LeT and JeM might sound almost like an exotic, murderous cults to those not familiar with Pakistan, but when I visited the southern city of Bahawalapur as a wandering college student less than a year before 9/11, Jaish-e-Mohammed was running their head office in the city, loud and proud with a corresponding set of charity offices and religious institutions all over Pakistan. Pakistan has border disputes with both Afghanistan and India and its militant groups can be used to irritate both and can easily provoke the Indian military to shift hundreds of thousands of soldiers with an inexpensive, coordinated suicide attack carried out by just a handful of cadres. For Pakistan, these armed formations with clerical justification are relatively easy to foster or deny depending on the current levels of Indo-Pakistani tension. The attack on Mumbai by a group like Lashkar can have one of two effects: India and Pakistan can move their forces along the border in a tired and expensive show of force as in 2002 or Pakistan and India’s respective civilian leadership can forge new ties in the name of counterterrorism and intergovernmental integration and work together, perhaps even with Kabul as a peripheral partner, to deescalate regional conflict.

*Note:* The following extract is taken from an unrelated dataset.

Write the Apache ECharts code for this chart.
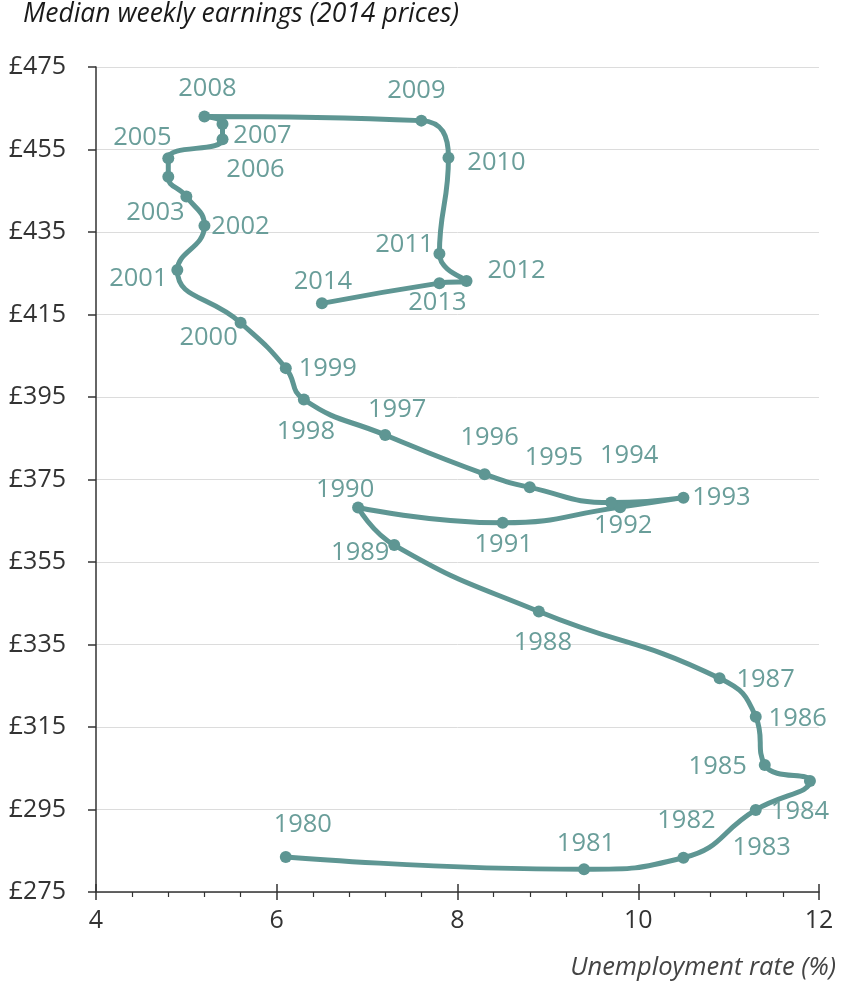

Let the international community encourage the latter.

Creating dramatic headlines on India’s west coast is an immense distraction from the reinvigorated interest in the war in eastern Afghanistan. It also helps to highlight the fact that the American strategy of dealing with Afghanistan and Pakistan in isolation from Indo-Pakistani relations and their hot and cold war over Kashmir is a strategy that contains built-in obsolescence. Rather than the keep the Kashmir dispute simmering on the foreign policy back burner, it is in fact Palestine writ large.